Thursday, May 29, 2008
Eating Lunch by yourself
and if this isn't a mouth watering picture, I don't know what is :) Happy Thursday.
Friday, May 16, 2008
Monday, May 12, 2008
Case of the Mondays
I know, I know.. "What is the world coming to!?!?" Actually.. my day has gone surprising fast.. until now, when I stopped working.
Why do the days go by soo fast on some, and sooo painfully slow on others???
The weekend FLEW by! Friday was my Kimi's (my oldest sister) birthday party, to be celebrated at Landmark Steak House.
Positive: Yumny Food
Negative: $$CHHAAA-CLINGG$$
it was a great time to spend with all my sisters and, of course, Sean.

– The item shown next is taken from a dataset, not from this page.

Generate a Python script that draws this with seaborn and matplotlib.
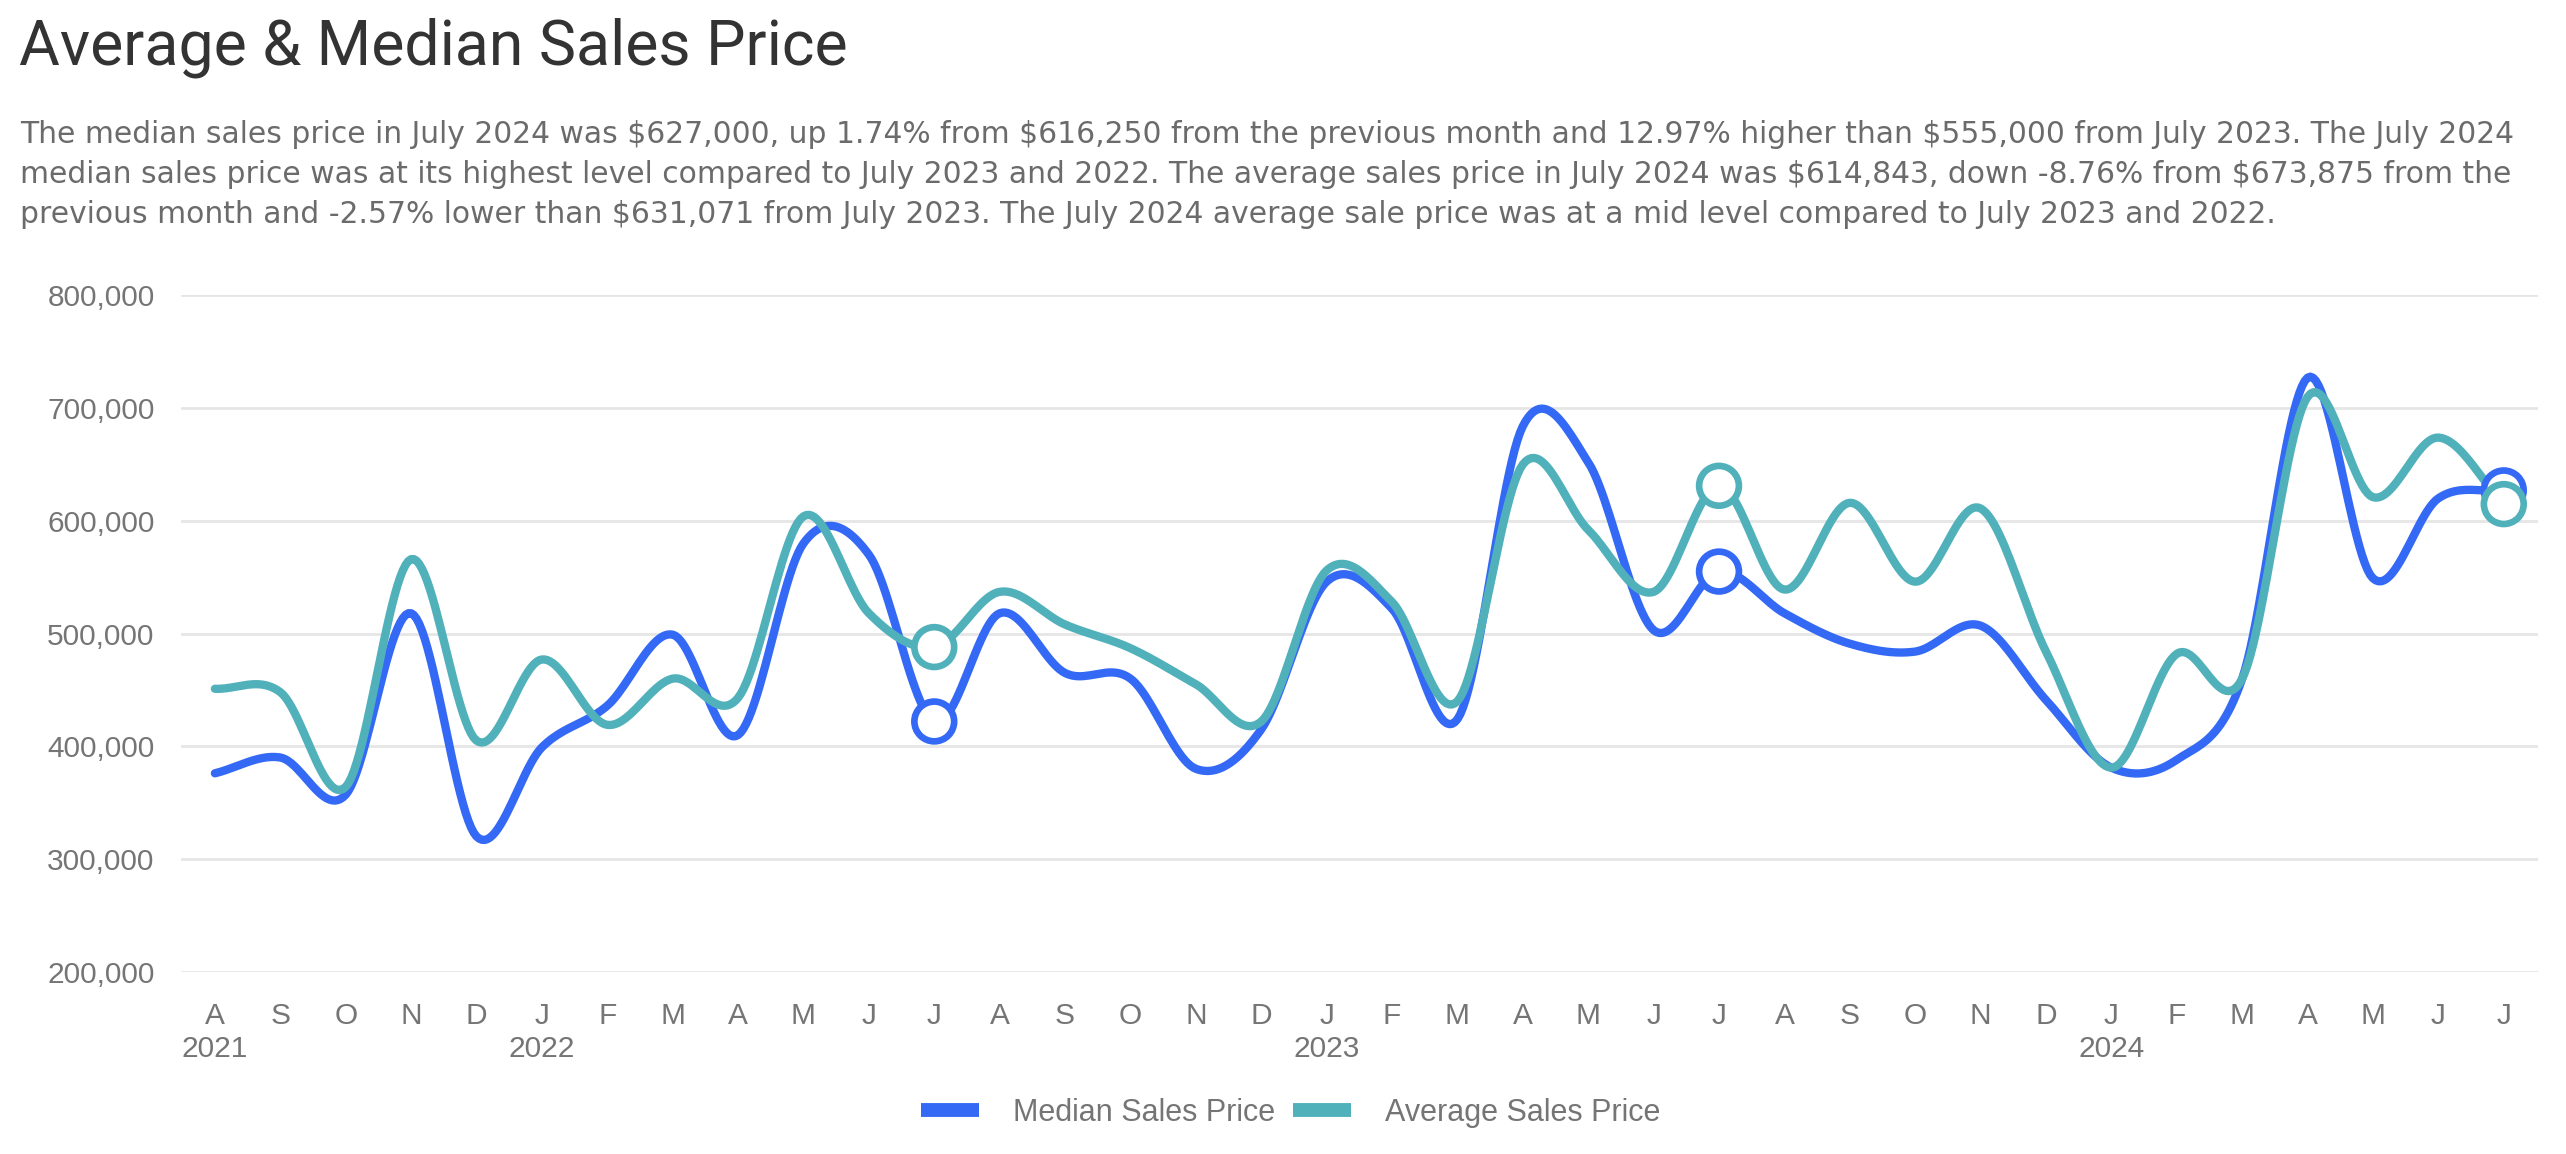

One of my VERY talented friends, Rachel, made my dress (I'm sorry you can't see a better picture) that I am wearing.. and not only I, but everyone looked it! She can make any dress/shirt/apron/purse/anything-you-can-think-of! Thanks Rachel!
Saturday I tried to sleep in but my aunt from Holland is in town and all the ladies from the family got together at the cheesecake factory for some girl-bonding.. and later on Saturday night we celebrated kimi's birthday as a family (plus Sean) :)
Sunday.. Happy Mother's Day! I went to church with my mom and dad.. and then we grabbed some yummy sandwiches from Paradise Cafe and had lunch and waited for my other sisters to come and then we went for a nice little family drive... had some pick-up-stix for dinner and then Sean and I headed off to LAX to go pick up my cousin, Tamarh, from Holland! It was soo great to have Sean with me on the ride up. We had a great time just chatting and spending time together.. as soon as we left the airport we made a stop at Carl's Junior.. my cousin couldn't wait for a cheeseburger! haha.. I loved it! I can't wait to spend more time with her and continue to get to know her!
all in all I had a great weekend and I know this week is going to go by fast and can't wait for this up coming weekend!
Wednesday, May 7, 2008
Mexico Cruise
I hope we get the opportunity to go on another one soon!
Here is a picture, because I miss it!
Whats in a Blog?
I don't even know how to share my blog or to tell people I have one.. haha.. this is going to be interesting!